◆ Task directions ◆
All of the data should be output character for character, except the pictures.

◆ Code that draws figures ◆
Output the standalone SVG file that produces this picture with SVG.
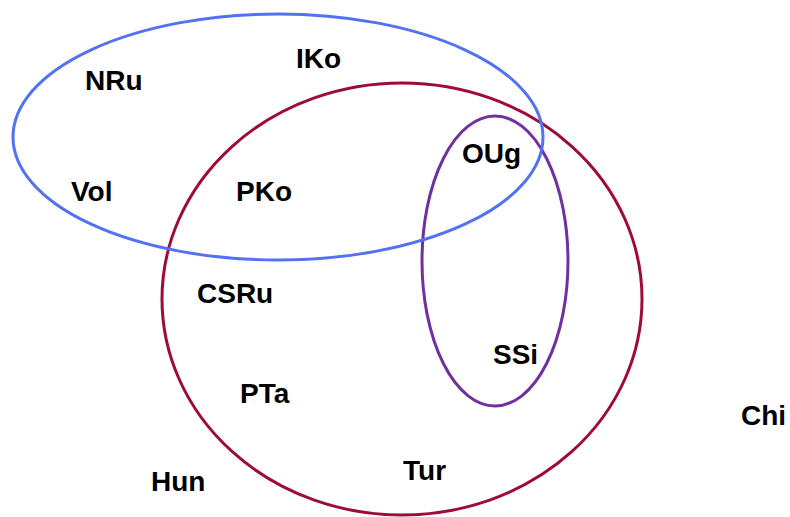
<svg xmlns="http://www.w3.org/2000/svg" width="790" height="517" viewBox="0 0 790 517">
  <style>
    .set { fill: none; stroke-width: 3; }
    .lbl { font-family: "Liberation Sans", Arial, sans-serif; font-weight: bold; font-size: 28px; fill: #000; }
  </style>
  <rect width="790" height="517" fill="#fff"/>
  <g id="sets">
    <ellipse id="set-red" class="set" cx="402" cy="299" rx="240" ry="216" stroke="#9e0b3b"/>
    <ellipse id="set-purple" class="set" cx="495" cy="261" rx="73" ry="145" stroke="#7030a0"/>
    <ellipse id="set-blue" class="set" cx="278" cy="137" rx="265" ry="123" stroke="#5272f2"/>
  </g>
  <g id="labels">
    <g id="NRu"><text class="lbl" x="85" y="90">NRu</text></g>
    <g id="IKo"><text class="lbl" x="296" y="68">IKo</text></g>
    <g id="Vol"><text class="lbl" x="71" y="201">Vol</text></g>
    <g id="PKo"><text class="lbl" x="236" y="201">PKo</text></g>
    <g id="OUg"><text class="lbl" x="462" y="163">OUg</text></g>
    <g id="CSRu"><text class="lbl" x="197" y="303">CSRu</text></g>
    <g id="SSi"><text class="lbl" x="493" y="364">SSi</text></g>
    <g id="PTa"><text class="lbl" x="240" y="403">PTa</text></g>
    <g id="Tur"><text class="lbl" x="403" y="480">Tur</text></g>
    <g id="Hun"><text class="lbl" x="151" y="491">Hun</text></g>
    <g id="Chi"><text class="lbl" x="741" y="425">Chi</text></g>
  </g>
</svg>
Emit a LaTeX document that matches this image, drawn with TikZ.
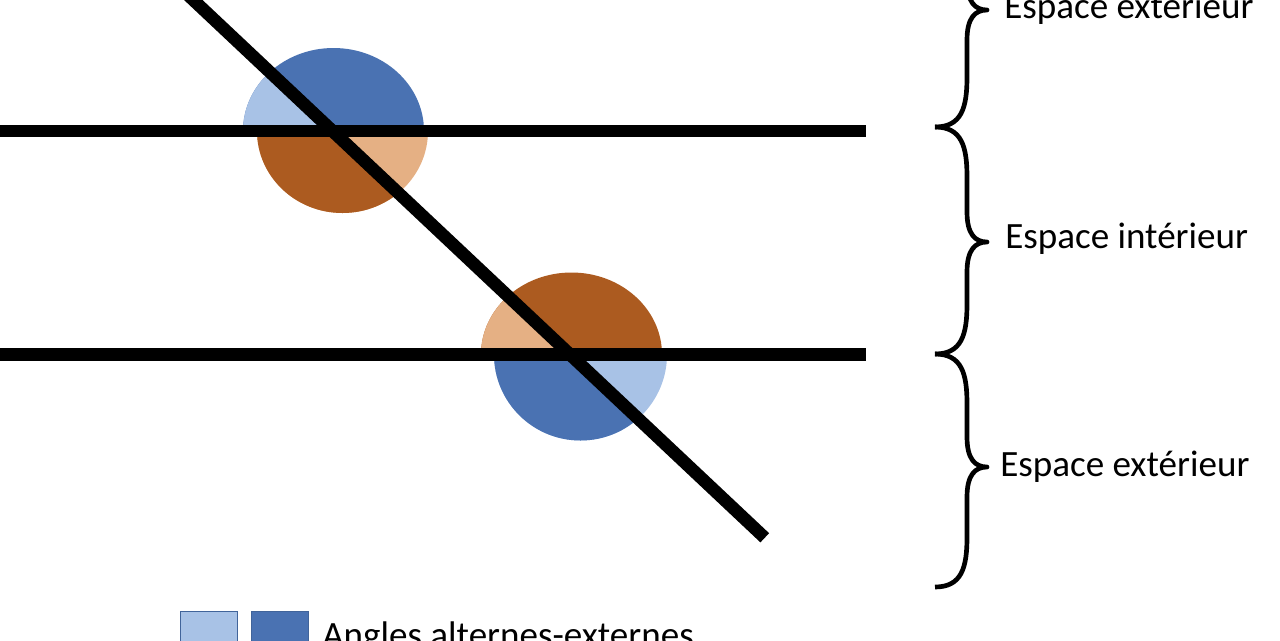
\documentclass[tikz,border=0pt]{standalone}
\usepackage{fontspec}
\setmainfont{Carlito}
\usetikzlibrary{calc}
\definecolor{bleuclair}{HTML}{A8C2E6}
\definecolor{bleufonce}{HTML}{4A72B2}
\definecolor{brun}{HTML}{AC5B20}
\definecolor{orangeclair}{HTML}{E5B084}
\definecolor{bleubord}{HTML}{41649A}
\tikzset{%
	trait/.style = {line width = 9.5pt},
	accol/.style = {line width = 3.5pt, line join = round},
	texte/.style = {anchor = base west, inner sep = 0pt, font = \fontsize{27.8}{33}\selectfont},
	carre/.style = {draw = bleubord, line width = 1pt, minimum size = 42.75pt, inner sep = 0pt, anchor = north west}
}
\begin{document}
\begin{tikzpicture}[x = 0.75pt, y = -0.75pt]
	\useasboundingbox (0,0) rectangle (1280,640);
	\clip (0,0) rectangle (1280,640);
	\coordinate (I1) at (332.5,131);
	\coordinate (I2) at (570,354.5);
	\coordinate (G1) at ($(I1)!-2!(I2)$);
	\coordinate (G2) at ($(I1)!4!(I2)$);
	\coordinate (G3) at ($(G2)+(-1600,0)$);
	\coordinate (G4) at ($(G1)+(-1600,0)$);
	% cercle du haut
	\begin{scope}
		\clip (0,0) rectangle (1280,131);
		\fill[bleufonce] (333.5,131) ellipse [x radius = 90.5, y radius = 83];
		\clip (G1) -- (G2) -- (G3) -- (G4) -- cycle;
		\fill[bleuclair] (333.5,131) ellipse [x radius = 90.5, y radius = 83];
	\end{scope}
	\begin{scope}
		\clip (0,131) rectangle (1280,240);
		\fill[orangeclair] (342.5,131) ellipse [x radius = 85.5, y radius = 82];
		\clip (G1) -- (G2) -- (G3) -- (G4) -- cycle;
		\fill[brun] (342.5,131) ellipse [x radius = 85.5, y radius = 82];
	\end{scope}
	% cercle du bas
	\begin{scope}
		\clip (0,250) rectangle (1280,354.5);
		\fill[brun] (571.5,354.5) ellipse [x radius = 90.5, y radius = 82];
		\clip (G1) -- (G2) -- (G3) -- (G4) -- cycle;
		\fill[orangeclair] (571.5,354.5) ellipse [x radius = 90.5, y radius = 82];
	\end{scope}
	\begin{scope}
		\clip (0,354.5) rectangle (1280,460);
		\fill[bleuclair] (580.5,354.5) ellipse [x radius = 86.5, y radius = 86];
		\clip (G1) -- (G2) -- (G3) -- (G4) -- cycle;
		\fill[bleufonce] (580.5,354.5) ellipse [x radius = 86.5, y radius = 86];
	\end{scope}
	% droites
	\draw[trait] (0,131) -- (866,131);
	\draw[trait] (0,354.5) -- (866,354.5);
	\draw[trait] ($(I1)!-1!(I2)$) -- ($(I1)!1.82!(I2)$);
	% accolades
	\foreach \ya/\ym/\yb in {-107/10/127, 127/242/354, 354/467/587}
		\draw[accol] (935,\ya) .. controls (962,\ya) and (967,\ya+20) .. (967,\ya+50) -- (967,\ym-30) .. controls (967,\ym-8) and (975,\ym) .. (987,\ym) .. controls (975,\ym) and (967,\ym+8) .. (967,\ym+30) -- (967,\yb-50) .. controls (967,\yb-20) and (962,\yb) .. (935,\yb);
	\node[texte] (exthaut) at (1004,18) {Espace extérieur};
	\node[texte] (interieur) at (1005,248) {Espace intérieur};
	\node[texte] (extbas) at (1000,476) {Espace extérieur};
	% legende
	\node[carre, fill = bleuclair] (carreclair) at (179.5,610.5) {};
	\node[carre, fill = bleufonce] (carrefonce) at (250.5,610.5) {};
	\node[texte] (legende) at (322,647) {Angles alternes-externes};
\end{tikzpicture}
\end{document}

◆ Problem solution ◆
Output the standalone SVG file that produces this picture with SVG.
<svg xmlns="http://www.w3.org/2000/svg" width="790" height="517" viewBox="0 0 790 517">
  <style>
    .set { fill: none; stroke-width: 3; }
    .lbl { font-family: "Liberation Sans", Arial, sans-serif; font-weight: bold; font-size: 28px; fill: #000; }
  </style>
  <rect width="790" height="517" fill="#fff"/>
  <g id="sets">
    <ellipse id="set-red" class="set" cx="402" cy="299" rx="240" ry="216" stroke="#9e0b3b"/>
    <ellipse id="set-purple" class="set" cx="495" cy="261" rx="73" ry="145" stroke="#7030a0"/>
    <ellipse id="set-blue" class="set" cx="278" cy="137" rx="265" ry="123" stroke="#5272f2"/>
  </g>
  <g id="labels">
    <g id="NRu"><text class="lbl" x="85" y="90">NRu</text></g>
    <g id="IKo"><text class="lbl" x="296" y="68">IKo</text></g>
    <g id="Vol"><text class="lbl" x="71" y="201">Vol</text></g>
    <g id="PKo"><text class="lbl" x="236" y="201">PKo</text></g>
    <g id="OUg"><text class="lbl" x="462" y="163">OUg</text></g>
    <g id="CSRu"><text class="lbl" x="197" y="303">CSRu</text></g>
    <g id="SSi"><text class="lbl" x="493" y="364">SSi</text></g>
    <g id="PTa"><text class="lbl" x="240" y="403">PTa</text></g>
    <g id="Tur"><text class="lbl" x="403" y="480">Tur</text></g>
    <g id="Hun"><text class="lbl" x="151" y="491">Hun</text></g>
    <g id="Chi"><text class="lbl" x="741" y="425">Chi</text></g>
  </g>
</svg>
Emit a LaTeX document that matches this image, drawn with TikZ.
\documentclass[tikz,border=0pt]{standalone}
\usepackage{fontspec}
\setmainfont{Carlito}
\usetikzlibrary{calc}
\definecolor{bleuclair}{HTML}{A8C2E6}
\definecolor{bleufonce}{HTML}{4A72B2}
\definecolor{brun}{HTML}{AC5B20}
\definecolor{orangeclair}{HTML}{E5B084}
\definecolor{bleubord}{HTML}{41649A}
\tikzset{%
	trait/.style = {line width = 9.5pt},
	accol/.style = {line width = 3.5pt, line join = round},
	texte/.style = {anchor = base west, inner sep = 0pt, font = \fontsize{27.8}{33}\selectfont},
	carre/.style = {draw = bleubord, line width = 1pt, minimum size = 42.75pt, inner sep = 0pt, anchor = north west}
}
\begin{document}
\begin{tikzpicture}[x = 0.75pt, y = -0.75pt]
	\useasboundingbox (0,0) rectangle (1280,640);
	\clip (0,0) rectangle (1280,640);
	\coordinate (I1) at (332.5,131);
	\coordinate (I2) at (570,354.5);
	\coordinate (G1) at ($(I1)!-2!(I2)$);
	\coordinate (G2) at ($(I1)!4!(I2)$);
	\coordinate (G3) at ($(G2)+(-1600,0)$);
	\coordinate (G4) at ($(G1)+(-1600,0)$);
	% cercle du haut
	\begin{scope}
		\clip (0,0) rectangle (1280,131);
		\fill[bleufonce] (333.5,131) ellipse [x radius = 90.5, y radius = 83];
		\clip (G1) -- (G2) -- (G3) -- (G4) -- cycle;
		\fill[bleuclair] (333.5,131) ellipse [x radius = 90.5, y radius = 83];
	\end{scope}
	\begin{scope}
		\clip (0,131) rectangle (1280,240);
		\fill[orangeclair] (342.5,131) ellipse [x radius = 85.5, y radius = 82];
		\clip (G1) -- (G2) -- (G3) -- (G4) -- cycle;
		\fill[brun] (342.5,131) ellipse [x radius = 85.5, y radius = 82];
	\end{scope}
	% cercle du bas
	\begin{scope}
		\clip (0,250) rectangle (1280,354.5);
		\fill[brun] (571.5,354.5) ellipse [x radius = 90.5, y radius = 82];
		\clip (G1) -- (G2) -- (G3) -- (G4) -- cycle;
		\fill[orangeclair] (571.5,354.5) ellipse [x radius = 90.5, y radius = 82];
	\end{scope}
	\begin{scope}
		\clip (0,354.5) rectangle (1280,460);
		\fill[bleuclair] (580.5,354.5) ellipse [x radius = 86.5, y radius = 86];
		\clip (G1) -- (G2) -- (G3) -- (G4) -- cycle;
		\fill[bleufonce] (580.5,354.5) ellipse [x radius = 86.5, y radius = 86];
	\end{scope}
	% droites
	\draw[trait] (0,131) -- (866,131);
	\draw[trait] (0,354.5) -- (866,354.5);
	\draw[trait] ($(I1)!-1!(I2)$) -- ($(I1)!1.82!(I2)$);
	% accolades
	\foreach \ya/\ym/\yb in {-107/10/127, 127/242/354, 354/467/587}
		\draw[accol] (935,\ya) .. controls (962,\ya) and (967,\ya+20) .. (967,\ya+50) -- (967,\ym-30) .. controls (967,\ym-8) and (975,\ym) .. (987,\ym) .. controls (975,\ym) and (967,\ym+8) .. (967,\ym+30) -- (967,\yb-50) .. controls (967,\yb-20) and (962,\yb) .. (935,\yb);
	\node[texte] (exthaut) at (1004,18) {Espace extérieur};
	\node[texte] (interieur) at (1005,248) {Espace intérieur};
	\node[texte] (extbas) at (1000,476) {Espace extérieur};
	% legende
	\node[carre, fill = bleuclair] (carreclair) at (179.5,610.5) {};
	\node[carre, fill = bleufonce] (carrefonce) at (250.5,610.5) {};
	\node[texte] (legende) at (322,647) {Angles alternes-externes};
\end{tikzpicture}
\end{document}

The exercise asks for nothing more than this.